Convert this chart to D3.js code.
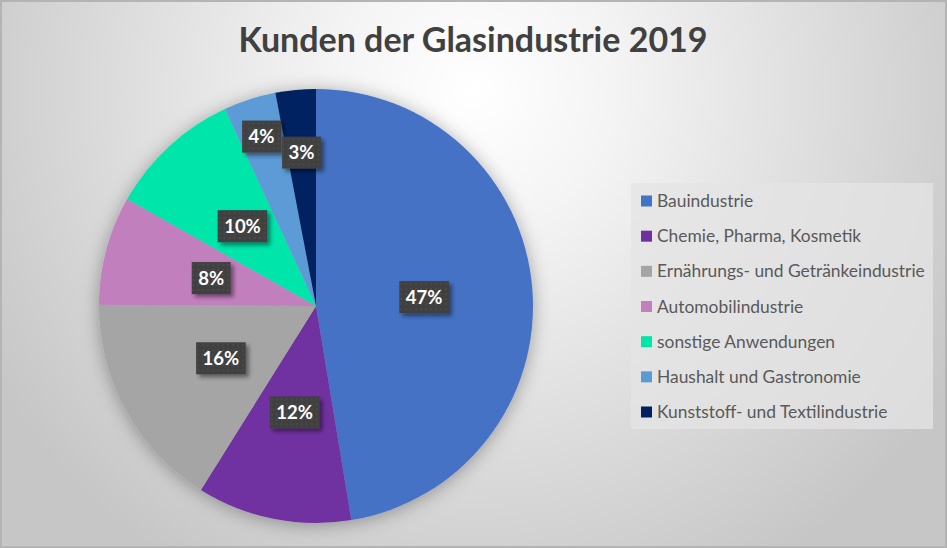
<!DOCTYPE html>
<html>
<head>
<meta charset="utf-8">
<script src="https://cdn.jsdelivr.net/npm/d3@7"></script>
<style>
  html, body { margin: 0; padding: 0; background: #fff; }
  svg { display: block; }
</style>
</head>
<body>
<div id="chart"></div>
<script>
// data (shares in percent)
var categories = ["Bauindustrie", "Chemie, Pharma, Kosmetik", "Ernährungs- und Getränkeindustrie",
    "Automobilindustrie", "sonstige Anwendungen", "Haushalt und Gastronomie", "Kunststoff- und Textilindustrie"];
var shares = [47.4, 11.5, 16.2, 8.1, 9.9, 3.9, 3.0];
var colors = ["#4472C4", "#7030A0", "#A5A5A5", "#C17FBE", "#00E6AA", "#5B9BD5", "#002060"];
var title = "Kunden der Glasindustrie 2019";

var W = 947, H = 548;
var cx = 316, cy = 306, R = 217;

var data = categories.map(function(c, i){ return {name: c, value: shares[i]}; });

var svg = d3.select("#chart").append("svg")
    .attr("width", W)
    .attr("height", H);

var defs = svg.append("defs");

var bg = defs.append("radialGradient")
    .attr("id", "bg")
    .attr("gradientUnits", "userSpaceOnUse")
    .attr("cx", 473).attr("cy", 90).attr("r", 560);
bg.append("stop").attr("offset", "0%").attr("stop-color", "#ffffff");
bg.append("stop").attr("offset", "25%").attr("stop-color", "#f4f4f4");
bg.append("stop").attr("offset", "100%").attr("stop-color", "#c6c6c6");

var pieShadow = defs.append("filter").attr("id", "pieShadow")
    .attr("x", "-20%").attr("y", "-20%").attr("width", "140%").attr("height", "140%");
pieShadow.append("feDropShadow")
    .attr("dx", 0).attr("dy", 2).attr("stdDeviation", 9)
    .attr("flood-color", "#000").attr("flood-opacity", 0.33);

var lblShadow = defs.append("filter").attr("id", "lblShadow")
    .attr("x", "-30%").attr("y", "-30%").attr("width", "170%").attr("height", "180%");
lblShadow.append("feDropShadow")
    .attr("dx", 3).attr("dy", 3).attr("stdDeviation", 2)
    .attr("flood-color", "#000").attr("flood-opacity", 0.45);

var pat = defs.append("pattern").attr("id", "dots")
    .attr("patternUnits", "userSpaceOnUse")
    .attr("width", 5).attr("height", 5);
pat.append("rect").attr("width", 5).attr("height", 5).attr("fill", "#404040");
pat.append("rect").attr("x", 1).attr("y", 1).attr("width", 2).attr("height", 2).attr("fill", "#4a4a4a");

// background + frame
svg.append("rect")
    .attr("x", 1).attr("y", 1)
    .attr("width", W - 2).attr("height", H - 2)
    .attr("fill", "url(#bg)")
    .attr("stroke", "#b4b4b4")
    .attr("stroke-width", 2);

svg.append("text")
    .attr("x", 473)
    .attr("y", 52)
    .attr("text-anchor", "middle")
    .attr("font-family", "Lato, 'Noto Sans', sans-serif")
    .attr("font-weight", "bold")
    .attr("font-size", "34px")
    .attr("fill", "#404040")
    .text(title);

var color = d3.scaleOrdinal().domain(categories).range(colors);

var pie = d3.pie()
    .sort(null)
    .value(function(d){ return d.value; });

var arcs = pie(data);

var arc = d3.arc().innerRadius(0).outerRadius(R);

var g = svg.append("g")
    .attr("transform", "translate(" + cx + "," + cy + ")");

g.append("g")
    .attr("filter", "url(#pieShadow)")
    .selectAll("path")
    .data(arcs)
    .enter().append("path")
    .attr("d", arc)
    .attr("fill", function(d){ return color(d.data.name); });

// thin slices get their label pushed outward (best fit)
var labelFactor = function(d){
    if (d.data.name === "Haushalt und Gastronomie") return 0.82;
    if (d.data.name === "Kunststoff- und Textilindustrie") return 0.71;
    return 0.5;
};

var labels = g.selectAll("g.lbl")
    .data(arcs)
    .enter().append("g")
    .attr("class", "lbl")
    .attr("transform", function(d){
        var f = labelFactor(d) * R;
        var c = d3.arc().innerRadius(f).outerRadius(f).centroid(d);
        return "translate(" + c[0] + "," + c[1] + ")";
    });

labels.each(function(d){
    var sel = d3.select(this);
    var txt = sel.append("text")
        .attr("text-anchor", "middle")
        .attr("dy", "0.35em")
        .attr("font-family", "Lato, 'Noto Sans', sans-serif")
        .attr("font-weight", "bold")
        .attr("font-size", "18.5px")
        .attr("fill", "#ffffff")
        .text(Math.round(d.data.value) + "%");
    var w = txt.node().getComputedTextLength() + 13;
    sel.insert("rect", "text")
        .attr("x", -w / 2)
        .attr("y", -16)
        .attr("width", w)
        .attr("height", 32)
        .attr("fill", "url(#dots)")
        .attr("filter", "url(#lblShadow)");
});

// legend
var legend = svg.append("g")
    .attr("transform", "translate(631,183)");

legend.append("rect")
    .attr("width", 302)
    .attr("height", 246)
    .attr("fill", "#e4e4e4")
    .attr("fill-opacity", 0.75);

var ly = d3.scalePoint()
    .domain(categories)
    .range([18, 229]);

var item = legend.selectAll("g.item")
    .data(categories)
    .enter().append("g")
    .attr("class", "item")
    .attr("transform", function(d){ return "translate(0," + ly(d) + ")"; });

item.append("rect")
    .attr("x", 10)
    .attr("y", -5.5)
    .attr("width", 11)
    .attr("height", 11)
    .attr("fill", function(d){ return color(d); });

item.append("text")
    .attr("x", 26)
    .attr("dy", "0.35em")
    .attr("font-family", "Lato, 'Noto Sans', sans-serif")
    .attr("font-size", "17.4px")
    .attr("fill", "#595959")
    .text(function(d){ return d; });
</script>
</body>
</html>
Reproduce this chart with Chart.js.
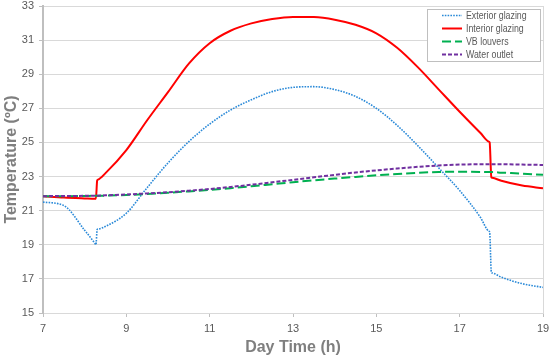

» **Aim of the task**
Omit every picture, then repeat the remaining data exactly as it appears above.

» **Correct result**
Convert this chart to D3.js code.
<!DOCTYPE html>
<html>
<head>
<meta charset="utf-8">
<script src="https://cdn.jsdelivr.net/npm/d3@7"></script>
<style>
  html, body { margin: 0; padding: 0; background: #fff; }
  svg { display: block; }
</style>
</head>
<body>
<div id="chart"></div>
<script>
// data (shares in percent)
var categories = ["Bauindustrie", "Chemie, Pharma, Kosmetik", "Ernährungs- und Getränkeindustrie",
    "Automobilindustrie", "sonstige Anwendungen", "Haushalt und Gastronomie", "Kunststoff- und Textilindustrie"];
var shares = [47.4, 11.5, 16.2, 8.1, 9.9, 3.9, 3.0];
var colors = ["#4472C4", "#7030A0", "#A5A5A5", "#C17FBE", "#00E6AA", "#5B9BD5", "#002060"];
var title = "Kunden der Glasindustrie 2019";

var W = 947, H = 548;
var cx = 316, cy = 306, R = 217;

var data = categories.map(function(c, i){ return {name: c, value: shares[i]}; });

var svg = d3.select("#chart").append("svg")
    .attr("width", W)
    .attr("height", H);

var defs = svg.append("defs");

var bg = defs.append("radialGradient")
    .attr("id", "bg")
    .attr("gradientUnits", "userSpaceOnUse")
    .attr("cx", 473).attr("cy", 90).attr("r", 560);
bg.append("stop").attr("offset", "0%").attr("stop-color", "#ffffff");
bg.append("stop").attr("offset", "25%").attr("stop-color", "#f4f4f4");
bg.append("stop").attr("offset", "100%").attr("stop-color", "#c6c6c6");

var pieShadow = defs.append("filter").attr("id", "pieShadow")
    .attr("x", "-20%").attr("y", "-20%").attr("width", "140%").attr("height", "140%");
pieShadow.append("feDropShadow")
    .attr("dx", 0).attr("dy", 2).attr("stdDeviation", 9)
    .attr("flood-color", "#000").attr("flood-opacity", 0.33);

var lblShadow = defs.append("filter").attr("id", "lblShadow")
    .attr("x", "-30%").attr("y", "-30%").attr("width", "170%").attr("height", "180%");
lblShadow.append("feDropShadow")
    .attr("dx", 3).attr("dy", 3).attr("stdDeviation", 2)
    .attr("flood-color", "#000").attr("flood-opacity", 0.45);

var pat = defs.append("pattern").attr("id", "dots")
    .attr("patternUnits", "userSpaceOnUse")
    .attr("width", 5).attr("height", 5);
pat.append("rect").attr("width", 5).attr("height", 5).attr("fill", "#404040");
pat.append("rect").attr("x", 1).attr("y", 1).attr("width", 2).attr("height", 2).attr("fill", "#4a4a4a");

// background + frame
svg.append("rect")
    .attr("x", 1).attr("y", 1)
    .attr("width", W - 2).attr("height", H - 2)
    .attr("fill", "url(#bg)")
    .attr("stroke", "#b4b4b4")
    .attr("stroke-width", 2);

svg.append("text")
    .attr("x", 473)
    .attr("y", 52)
    .attr("text-anchor", "middle")
    .attr("font-family", "Lato, 'Noto Sans', sans-serif")
    .attr("font-weight", "bold")
    .attr("font-size", "34px")
    .attr("fill", "#404040")
    .text(title);

var color = d3.scaleOrdinal().domain(categories).range(colors);

var pie = d3.pie()
    .sort(null)
    .value(function(d){ return d.value; });

var arcs = pie(data);

var arc = d3.arc().innerRadius(0).outerRadius(R);

var g = svg.append("g")
    .attr("transform", "translate(" + cx + "," + cy + ")");

g.append("g")
    .attr("filter", "url(#pieShadow)")
    .selectAll("path")
    .data(arcs)
    .enter().append("path")
    .attr("d", arc)
    .attr("fill", function(d){ return color(d.data.name); });

// thin slices get their label pushed outward (best fit)
var labelFactor = function(d){
    if (d.data.name === "Haushalt und Gastronomie") return 0.82;
    if (d.data.name === "Kunststoff- und Textilindustrie") return 0.71;
    return 0.5;
};

var labels = g.selectAll("g.lbl")
    .data(arcs)
    .enter().append("g")
    .attr("class", "lbl")
    .attr("transform", function(d){
        var f = labelFactor(d) * R;
        var c = d3.arc().innerRadius(f).outerRadius(f).centroid(d);
        return "translate(" + c[0] + "," + c[1] + ")";
    });

labels.each(function(d){
    var sel = d3.select(this);
    var txt = sel.append("text")
        .attr("text-anchor", "middle")
        .attr("dy", "0.35em")
        .attr("font-family", "Lato, 'Noto Sans', sans-serif")
        .attr("font-weight", "bold")
        .attr("font-size", "18.5px")
        .attr("fill", "#ffffff")
        .text(Math.round(d.data.value) + "%");
    var w = txt.node().getComputedTextLength() + 13;
    sel.insert("rect", "text")
        .attr("x", -w / 2)
        .attr("y", -16)
        .attr("width", w)
        .attr("height", 32)
        .attr("fill", "url(#dots)")
        .attr("filter", "url(#lblShadow)");
});

// legend
var legend = svg.append("g")
    .attr("transform", "translate(631,183)");

legend.append("rect")
    .attr("width", 302)
    .attr("height", 246)
    .attr("fill", "#e4e4e4")
    .attr("fill-opacity", 0.75);

var ly = d3.scalePoint()
    .domain(categories)
    .range([18, 229]);

var item = legend.selectAll("g.item")
    .data(categories)
    .enter().append("g")
    .attr("class", "item")
    .attr("transform", function(d){ return "translate(0," + ly(d) + ")"; });

item.append("rect")
    .attr("x", 10)
    .attr("y", -5.5)
    .attr("width", 11)
    .attr("height", 11)
    .attr("fill", function(d){ return color(d); });

item.append("text")
    .attr("x", 26)
    .attr("dy", "0.35em")
    .attr("font-family", "Lato, 'Noto Sans', sans-serif")
    .attr("font-size", "17.4px")
    .attr("fill", "#595959")
    .text(function(d){ return d; });
</script>
</body>
</html>
Reproduce this chart with Chart.js.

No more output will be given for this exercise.